┌─ DATA SHOWN

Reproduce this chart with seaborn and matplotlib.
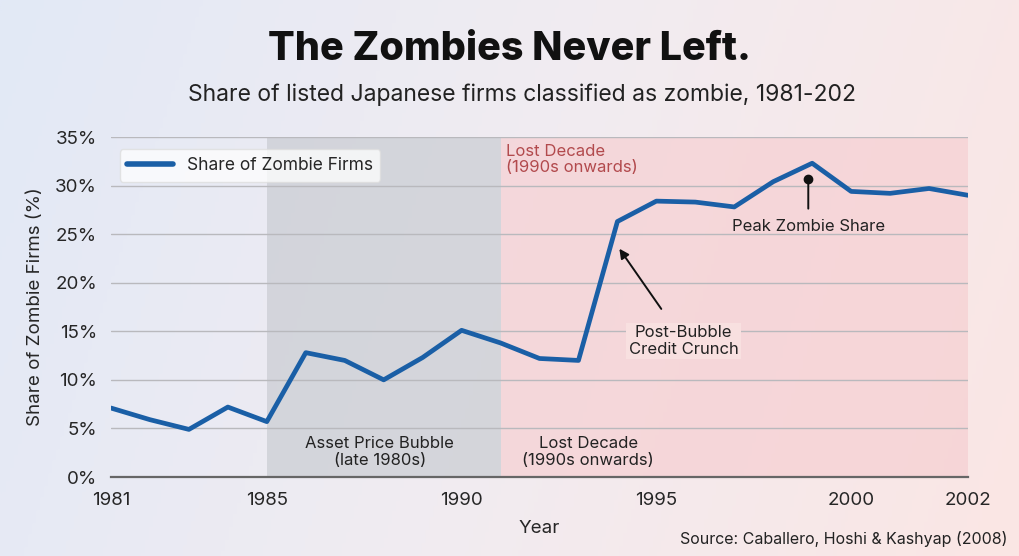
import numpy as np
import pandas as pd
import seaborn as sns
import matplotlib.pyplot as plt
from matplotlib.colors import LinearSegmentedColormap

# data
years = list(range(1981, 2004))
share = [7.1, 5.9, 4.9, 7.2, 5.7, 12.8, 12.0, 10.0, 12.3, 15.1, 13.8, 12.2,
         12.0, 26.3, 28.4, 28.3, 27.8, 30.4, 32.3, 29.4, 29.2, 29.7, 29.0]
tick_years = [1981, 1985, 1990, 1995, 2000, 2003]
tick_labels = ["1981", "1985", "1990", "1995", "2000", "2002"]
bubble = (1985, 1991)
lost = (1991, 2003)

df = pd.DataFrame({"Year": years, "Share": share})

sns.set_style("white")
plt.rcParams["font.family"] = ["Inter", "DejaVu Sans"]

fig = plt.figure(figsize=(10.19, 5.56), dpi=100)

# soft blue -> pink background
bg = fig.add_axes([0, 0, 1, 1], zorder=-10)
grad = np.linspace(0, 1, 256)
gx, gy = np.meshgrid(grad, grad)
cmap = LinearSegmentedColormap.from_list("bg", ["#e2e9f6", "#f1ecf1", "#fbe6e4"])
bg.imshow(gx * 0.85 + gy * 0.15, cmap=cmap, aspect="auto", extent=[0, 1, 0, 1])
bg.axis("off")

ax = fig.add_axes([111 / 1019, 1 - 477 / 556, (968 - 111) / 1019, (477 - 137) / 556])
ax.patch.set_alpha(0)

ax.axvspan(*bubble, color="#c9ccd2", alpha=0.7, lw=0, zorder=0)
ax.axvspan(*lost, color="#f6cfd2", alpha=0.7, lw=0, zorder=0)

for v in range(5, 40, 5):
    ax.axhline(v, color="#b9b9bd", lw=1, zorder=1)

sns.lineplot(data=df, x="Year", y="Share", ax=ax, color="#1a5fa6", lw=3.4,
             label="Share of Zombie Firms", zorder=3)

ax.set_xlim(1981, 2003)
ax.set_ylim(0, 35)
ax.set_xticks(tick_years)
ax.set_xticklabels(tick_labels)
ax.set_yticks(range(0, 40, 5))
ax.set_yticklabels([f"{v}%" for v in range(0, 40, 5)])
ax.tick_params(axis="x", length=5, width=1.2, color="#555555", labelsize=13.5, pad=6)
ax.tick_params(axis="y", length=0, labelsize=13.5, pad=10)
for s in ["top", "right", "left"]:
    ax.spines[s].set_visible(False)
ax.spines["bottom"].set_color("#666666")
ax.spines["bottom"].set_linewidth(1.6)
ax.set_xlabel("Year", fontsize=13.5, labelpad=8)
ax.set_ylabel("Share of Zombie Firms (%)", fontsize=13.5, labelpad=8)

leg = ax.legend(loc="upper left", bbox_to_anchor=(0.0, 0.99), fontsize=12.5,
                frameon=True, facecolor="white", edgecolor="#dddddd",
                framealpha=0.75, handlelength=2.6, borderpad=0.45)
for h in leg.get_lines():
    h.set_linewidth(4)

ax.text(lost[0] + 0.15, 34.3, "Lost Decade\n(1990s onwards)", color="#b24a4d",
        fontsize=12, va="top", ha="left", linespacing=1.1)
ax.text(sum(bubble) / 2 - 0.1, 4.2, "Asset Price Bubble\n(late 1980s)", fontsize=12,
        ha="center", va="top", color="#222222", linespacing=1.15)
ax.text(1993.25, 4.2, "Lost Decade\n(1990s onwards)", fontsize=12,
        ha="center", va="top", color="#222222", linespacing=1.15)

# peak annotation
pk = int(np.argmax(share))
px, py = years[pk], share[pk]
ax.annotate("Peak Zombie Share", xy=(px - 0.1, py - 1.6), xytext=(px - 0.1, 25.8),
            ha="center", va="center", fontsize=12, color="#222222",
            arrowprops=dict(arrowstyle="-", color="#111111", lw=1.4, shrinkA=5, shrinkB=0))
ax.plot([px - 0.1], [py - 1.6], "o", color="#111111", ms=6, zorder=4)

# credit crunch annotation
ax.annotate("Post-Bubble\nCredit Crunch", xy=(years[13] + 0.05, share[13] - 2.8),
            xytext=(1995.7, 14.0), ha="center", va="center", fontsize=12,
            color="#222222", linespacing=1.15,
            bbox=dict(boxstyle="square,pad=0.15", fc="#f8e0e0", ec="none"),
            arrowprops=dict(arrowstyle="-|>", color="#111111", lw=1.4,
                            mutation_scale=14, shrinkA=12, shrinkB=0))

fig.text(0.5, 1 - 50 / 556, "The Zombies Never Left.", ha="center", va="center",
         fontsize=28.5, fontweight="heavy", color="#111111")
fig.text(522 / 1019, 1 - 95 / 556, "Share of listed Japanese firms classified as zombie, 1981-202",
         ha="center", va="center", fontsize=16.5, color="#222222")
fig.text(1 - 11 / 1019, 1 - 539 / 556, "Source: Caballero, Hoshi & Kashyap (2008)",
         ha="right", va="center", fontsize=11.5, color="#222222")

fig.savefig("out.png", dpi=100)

└─

* _TASK DIRECTIONS_: State the count of lines holding the string "seaborn" in the listing above, and nothing else.

* _EXERCISE OUTPUT_: 2